Ultimately, the schemes hatched by Mr. Cuomo and other like-minded politicians in New York and other Big Labor-dominated states to keep workers strapped to the mast of monopolistic unionism despite the fact there is no clear evidence they wanted to be members in the first place may well be blocked in court.

In fact, the National Right to Work Legal Defense Foundation and the National Right to Work Committee are already helping independent-minded civil servants in a number of states prepare challenges to recently-concocted state statutes and regulations aimed at keeping coerced union dues flowing into government union coffers.

Aware that Janus-evasion strategies that maintain the pretense that government unions are workers’ organizations are far from guaranteed to succeed, some diehard Big Labor proponents are already pushing for a more radical response to Janus.

In July, Reason magazine reporter Eric Boehm described a legislative proposal drafted by New York State Assemblyman Richard Gottfried (D-Manhattan) that goes down this road.

The Gottfried measure (which had yet to be formally introduced when this Newsletter edition went to press) would, in Mr. Boehm’s words, “tap taxpayers, rather than union members, to fund unions’ operations.”

Specifically, Mr. Gottfried would “redirect funds that could otherwise go to workers’ paychecks to cover the unions’ operating expenses.”

‘The Collectively Bargained Amount’ Would ‘Proportionally Reduce the Workers’ Salary’
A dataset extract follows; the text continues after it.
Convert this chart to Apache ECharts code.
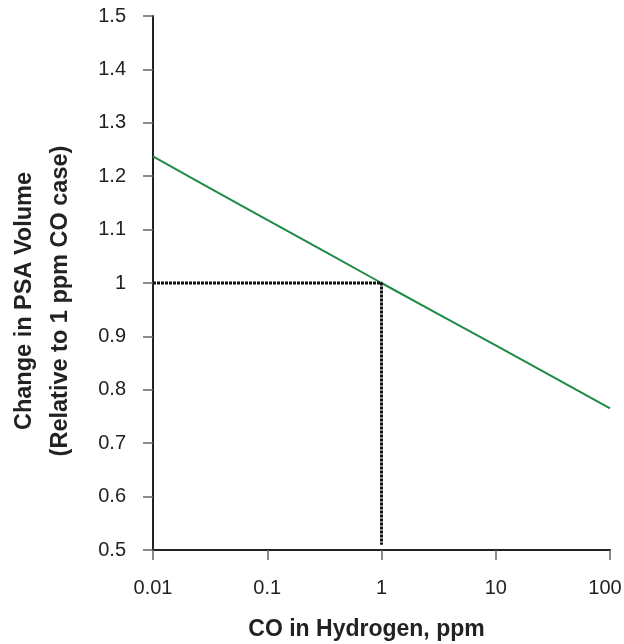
<!DOCTYPE html>
<html>
<head>
<meta charset="utf-8">
<script src="https://cdn.jsdelivr.net/npm/echarts@6/dist/echarts.min.js"></script>
<style>
    html, body { margin: 0; padding: 0; background: #fff; }
    #chart { width: 624px; height: 644px; }
</style>
</head>
<body>
<div id="chart"></div>
<script>
// CO in hydrogen (ppm) vs relative PSA volume
var coPpm = [0.01, 0.03, 0.1, 0.3, 1, 3, 10, 30, 100];
var psaVolume = [1.237, 1.180, 1.118, 1.062, 1.0, 0.944, 0.883, 0.827, 0.765];
// dotted reference lines through the 1 ppm case
var refX = [0.01, 1, 1];
var refY = [1, 1, 0.51];

var chart = echarts.init(document.getElementById('chart'));
var font = 'Liberation Sans, Arial, sans-serif';

option = {
    animation: false,
    grid: {
        left: 153,
        right: 14,
        top: 16,
        bottom: 94,
        outerBoundsMode: 'none',
        containLabel: false
    },
    xAxis: {
        type: 'log',
        logBase: 10,
        min: 0.01,
        max: 100,
        name: 'CO in Hydrogen, ppm',
        nameLocation: 'middle',
        nameGap: 68,
        nameTextStyle: {
            fontFamily: font,
            fontSize: 23,
            fontWeight: 'bold',
            color: '#222',
            padding: [0, 30, 0, 0]
        },
        axisLine: { onZero: false, lineStyle: { color: '#222', width: 2 } },
        axisTick: { show: true, length: 10, inside: false, lineStyle: { color: '#666', width: 1.5 } },
        minorTick: { show: false },
        splitLine: { show: false },
        axisLabel: {
            fontFamily: font,
            fontSize: 20,
            color: '#222',
            margin: 28,
            formatter: function (v) {
                var s = String(+v.toPrecision(3));
                // last label sits a little left so it stays inside the picture
                return v >= 100 ? '{r|' + s + '}' : s;
            },
            rich: {
                r: { fontFamily: font, fontSize: 20, color: '#222', padding: [0, 10, 0, 0] }
            }
        }
    },
    yAxis: {
        type: 'value',
        min: 0.5,
        max: 1.5,
        interval: 0.1,
        name: 'Change in PSA Volume\n(Relative to 1 ppm CO case)',
        nameLocation: 'middle',
        nameGap: 74,
        nameTextStyle: {
            fontFamily: font,
            fontSize: 23.5,
            fontWeight: 'bold',
            color: '#222',
            lineHeight: 36,
            padding: [0, 36, 0, 0]
        },
        axisLine: { show: true, lineStyle: { color: '#222', width: 2 } },
        axisTick: { show: true, length: 10, lineStyle: { color: '#666', width: 1.5 } },
        splitLine: { show: false },
        axisLabel: {
            fontFamily: font,
            fontSize: 20,
            color: '#222',
            margin: 27,
            formatter: function (v) {
                return String(+v.toFixed(1));
            }
        }
    },
    series: [
        {
            name: 'PSA volume',
            type: 'line',
            data: coPpm.map(function (x, i) { return [x, psaVolume[i]]; }),
            showSymbol: false,
            smooth: false,
            lineStyle: { color: '#1e8a48', width: 2 }
        },
        {
            name: 'reference',
            type: 'line',
            data: refX.map(function (x, i) { return [x, refY[i]]; }),
            showSymbol: false,
            lineStyle: { color: '#111', width: 3, type: [3, 1] }
        }
    ]
};

chart.setOption(option);
</script>
</body>
</html>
According to Mr. Boehm, in a memo distributed to select fellow members of the New York Assembly, Mr. Gottfried explained that his bill would let “public employers agree to ‘direct reimbursement’ of the unions’ bargaining costs as part of contract negotiations.”

“The collectively bargained amount would then proportionally reduce the workers’ salary,” Mr. Gottfried wrote.
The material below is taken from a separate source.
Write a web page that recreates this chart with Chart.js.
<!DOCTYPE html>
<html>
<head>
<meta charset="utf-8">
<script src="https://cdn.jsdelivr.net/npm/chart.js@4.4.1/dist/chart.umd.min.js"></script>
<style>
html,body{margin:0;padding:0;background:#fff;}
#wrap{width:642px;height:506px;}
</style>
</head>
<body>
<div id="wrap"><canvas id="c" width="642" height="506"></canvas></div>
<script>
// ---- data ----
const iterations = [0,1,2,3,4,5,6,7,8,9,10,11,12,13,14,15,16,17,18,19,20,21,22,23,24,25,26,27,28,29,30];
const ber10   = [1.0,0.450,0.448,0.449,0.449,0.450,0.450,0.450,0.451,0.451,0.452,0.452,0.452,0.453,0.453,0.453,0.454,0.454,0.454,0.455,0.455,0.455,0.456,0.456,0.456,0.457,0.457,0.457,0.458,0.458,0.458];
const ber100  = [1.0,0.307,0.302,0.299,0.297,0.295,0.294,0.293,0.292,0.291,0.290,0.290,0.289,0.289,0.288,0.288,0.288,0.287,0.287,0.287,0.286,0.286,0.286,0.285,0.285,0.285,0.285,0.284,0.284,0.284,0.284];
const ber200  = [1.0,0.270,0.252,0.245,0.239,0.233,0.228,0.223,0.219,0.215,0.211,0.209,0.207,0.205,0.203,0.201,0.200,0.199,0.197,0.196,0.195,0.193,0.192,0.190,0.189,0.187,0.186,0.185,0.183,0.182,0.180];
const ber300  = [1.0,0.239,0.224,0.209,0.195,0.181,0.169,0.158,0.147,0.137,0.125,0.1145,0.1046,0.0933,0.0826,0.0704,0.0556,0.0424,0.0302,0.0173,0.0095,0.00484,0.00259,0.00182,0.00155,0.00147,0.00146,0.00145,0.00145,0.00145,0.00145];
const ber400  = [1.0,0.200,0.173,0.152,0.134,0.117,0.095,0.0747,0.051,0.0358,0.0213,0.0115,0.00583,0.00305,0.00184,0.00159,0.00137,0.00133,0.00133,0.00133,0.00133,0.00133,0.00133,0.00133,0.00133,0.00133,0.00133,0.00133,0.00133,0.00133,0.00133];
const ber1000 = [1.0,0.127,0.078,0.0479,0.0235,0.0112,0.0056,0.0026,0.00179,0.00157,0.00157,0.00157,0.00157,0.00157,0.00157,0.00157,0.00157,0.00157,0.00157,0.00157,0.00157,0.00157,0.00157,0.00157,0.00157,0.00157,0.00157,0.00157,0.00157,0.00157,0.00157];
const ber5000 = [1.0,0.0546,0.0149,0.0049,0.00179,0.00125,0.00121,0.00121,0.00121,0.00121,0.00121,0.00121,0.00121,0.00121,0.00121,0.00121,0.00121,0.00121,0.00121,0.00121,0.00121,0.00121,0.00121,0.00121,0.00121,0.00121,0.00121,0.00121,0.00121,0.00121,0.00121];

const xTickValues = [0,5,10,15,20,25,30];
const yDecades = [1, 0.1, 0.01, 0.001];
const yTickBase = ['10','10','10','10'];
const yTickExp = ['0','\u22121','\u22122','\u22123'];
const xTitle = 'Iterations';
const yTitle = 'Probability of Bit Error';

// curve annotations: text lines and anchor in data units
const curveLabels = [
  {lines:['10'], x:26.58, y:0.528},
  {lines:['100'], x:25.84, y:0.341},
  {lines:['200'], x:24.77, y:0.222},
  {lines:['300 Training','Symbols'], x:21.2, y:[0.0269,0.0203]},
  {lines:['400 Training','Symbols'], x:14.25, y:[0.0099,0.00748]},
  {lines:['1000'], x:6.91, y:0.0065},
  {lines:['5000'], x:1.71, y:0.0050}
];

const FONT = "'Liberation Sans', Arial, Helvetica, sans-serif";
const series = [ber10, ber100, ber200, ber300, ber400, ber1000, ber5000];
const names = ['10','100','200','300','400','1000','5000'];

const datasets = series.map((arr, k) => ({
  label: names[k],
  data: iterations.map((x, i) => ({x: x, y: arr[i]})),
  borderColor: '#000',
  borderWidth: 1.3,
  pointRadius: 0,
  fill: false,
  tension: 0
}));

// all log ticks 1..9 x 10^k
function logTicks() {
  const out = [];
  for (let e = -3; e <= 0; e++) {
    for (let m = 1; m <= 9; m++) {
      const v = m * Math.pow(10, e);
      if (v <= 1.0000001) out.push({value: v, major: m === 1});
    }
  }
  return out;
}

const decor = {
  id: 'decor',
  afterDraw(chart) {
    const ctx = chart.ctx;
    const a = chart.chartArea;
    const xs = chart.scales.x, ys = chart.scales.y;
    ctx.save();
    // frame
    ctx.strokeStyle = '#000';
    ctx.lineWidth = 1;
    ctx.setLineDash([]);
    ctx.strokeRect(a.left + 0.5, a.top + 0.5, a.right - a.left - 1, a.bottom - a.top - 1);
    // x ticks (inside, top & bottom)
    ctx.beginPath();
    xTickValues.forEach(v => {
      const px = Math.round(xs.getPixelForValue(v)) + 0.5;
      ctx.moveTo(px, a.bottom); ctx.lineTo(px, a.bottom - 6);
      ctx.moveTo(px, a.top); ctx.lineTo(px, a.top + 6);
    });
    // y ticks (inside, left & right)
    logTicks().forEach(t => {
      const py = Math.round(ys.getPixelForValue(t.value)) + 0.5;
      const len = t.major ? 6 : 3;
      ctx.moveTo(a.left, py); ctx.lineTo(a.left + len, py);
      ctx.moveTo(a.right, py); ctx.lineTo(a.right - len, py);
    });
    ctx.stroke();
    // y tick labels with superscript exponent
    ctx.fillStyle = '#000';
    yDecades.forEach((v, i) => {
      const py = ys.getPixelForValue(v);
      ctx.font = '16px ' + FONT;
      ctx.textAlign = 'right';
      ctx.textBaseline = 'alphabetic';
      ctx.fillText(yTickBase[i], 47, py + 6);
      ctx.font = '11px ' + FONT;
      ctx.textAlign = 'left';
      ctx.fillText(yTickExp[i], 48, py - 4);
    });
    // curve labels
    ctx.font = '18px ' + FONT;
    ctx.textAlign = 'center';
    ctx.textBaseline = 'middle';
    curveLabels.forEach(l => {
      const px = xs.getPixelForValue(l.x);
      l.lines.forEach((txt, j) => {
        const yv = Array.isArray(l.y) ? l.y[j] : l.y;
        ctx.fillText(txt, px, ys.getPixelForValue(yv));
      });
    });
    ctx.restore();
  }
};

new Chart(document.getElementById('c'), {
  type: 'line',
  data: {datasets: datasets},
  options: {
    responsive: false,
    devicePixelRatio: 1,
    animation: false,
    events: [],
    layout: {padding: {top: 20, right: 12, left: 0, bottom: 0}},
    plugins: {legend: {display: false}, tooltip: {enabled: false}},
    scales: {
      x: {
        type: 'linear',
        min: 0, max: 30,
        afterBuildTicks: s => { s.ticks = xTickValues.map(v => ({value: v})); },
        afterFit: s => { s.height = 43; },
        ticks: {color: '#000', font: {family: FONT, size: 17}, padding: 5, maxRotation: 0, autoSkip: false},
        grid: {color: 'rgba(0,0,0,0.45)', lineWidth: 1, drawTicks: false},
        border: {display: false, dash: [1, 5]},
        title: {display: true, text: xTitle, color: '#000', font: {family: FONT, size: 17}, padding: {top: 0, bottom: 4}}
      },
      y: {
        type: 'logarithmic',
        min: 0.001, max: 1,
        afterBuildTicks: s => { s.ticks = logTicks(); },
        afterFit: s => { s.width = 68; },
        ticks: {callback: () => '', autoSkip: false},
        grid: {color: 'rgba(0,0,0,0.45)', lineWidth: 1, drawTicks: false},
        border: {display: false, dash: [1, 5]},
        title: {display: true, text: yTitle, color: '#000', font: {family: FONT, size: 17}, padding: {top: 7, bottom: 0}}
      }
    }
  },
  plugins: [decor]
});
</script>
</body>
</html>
National Right to Work Committee and Foundation President Mark Mix commented:

“For the time being, Gov. Cuomo and other top-ranking Big Labor politicians in New York and their counterparts in states like California and New Jersey appear hesitant to embrace the concept of direct taxpayer funding of government unions.

“Even some government union officials are publicly saying, for now, that, as grateful as they are to Mr. Gottfried and other Big Labor partisans with similar ideas for thinking of them, they don’t want that kind of ‘help.’

“However, if over the next few months a substantial share of the roughly five million public employees who were forced, pre-Janus, to join or bankroll a union cease doing so as their Janus rights are implemented, Mr. Cuomo and the bosses of the national government unions may change their minds.

“Then, the 2.8 million National Right to Work Committee members will face major battles to protect New York, California, New Jersey, and other taxpayers from being forced to fund unions.

“These battles could be brutal, but Committee members will be fully prepared for them.”